# Do I have a bad LNB?



## russl (Jan 4, 2002)

I've had a phase 3 dish hooked to a 5 x 8 multiswitch for the last couple of years. A few days ago I noticed a "Searching for Satellite" message on one of my three receivers. I checked the other receivers and found the same thing. 

I figured the dish was knocked out of alignment so I checked the signal strength and that's where things started looking strange. I'm actually getting a great signal (90+) on all thre satellites but only on some transponders. Other transponders show no signal at all. 

I don't know much about the technology but somehow I'm guessing that this is more likely an LNB problam rather than a multiswitch problem (of course I'm probably completely wrong about that). I'm also wondering if the weather could be a factor here since we've been living with sub zero temperatures for the past week or so here in Minnesota. 

If it is the LNB does anyone have a good online source for purchasing a replacement? 

Thanks, 
Russ


----------



## hiker (Nov 29, 2001)

It's normal for some transponders to show no signal as all transponders are not in use.

Is the problem isolated to one of the sats or all three? It's doubtful that all three LNBs are bad.

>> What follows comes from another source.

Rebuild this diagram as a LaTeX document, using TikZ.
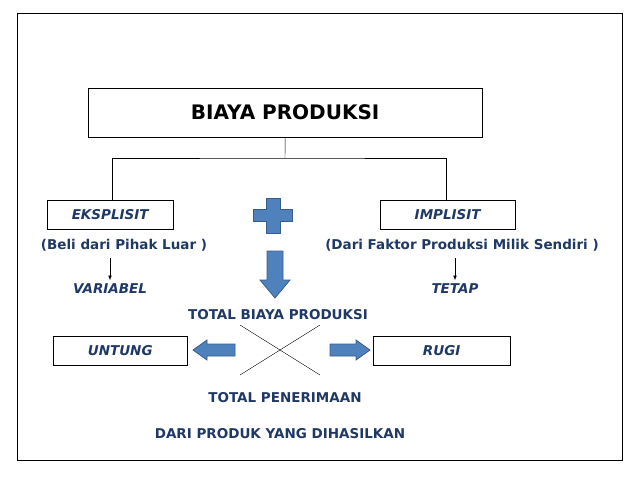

Is there ice or snow on the dish?


----------



## JimSpence (Sep 19, 2001)

Tell us exactly which transponders have low values. Are you missing all of the even number ones? Or the odd number? FYI, TPs 4, 12, 18, 20, 26, & 28 on 101 and TPs 23, 25, 27, and 31 on 119 are the spot beams. These can be zero, very low or very high depending on your location.


----------



## russl (Jan 4, 2002)

Thanks for the information. I didn't realize that some transponders would not show any signal but that makes sense with the spot beams. That was throwing me off when looking for a pattern.

Now that I look at it again I can see that I'm getting no signal at all for any of the odd transponders on 101.

Russ


----------



## hiker (Nov 29, 2001)

Then it's most likely a problem with one of the cables: a bad connector, a short, cable failing to make contact, etc.


----------



## russl (Jan 4, 2002)

> Then it's most likely a problem with one of the cables: a bad connector, a short, cable failing to make contact, etc.


That makes sense. I guess it's time to bundle up, go outside, and do some inspection.

Thanks,
Russ


----------



## JimSpence (Sep 19, 2001)

I'd venture a guess that it is the coax between the dish and the 13v/0kHz input on the 5x8 multiswitch.


----------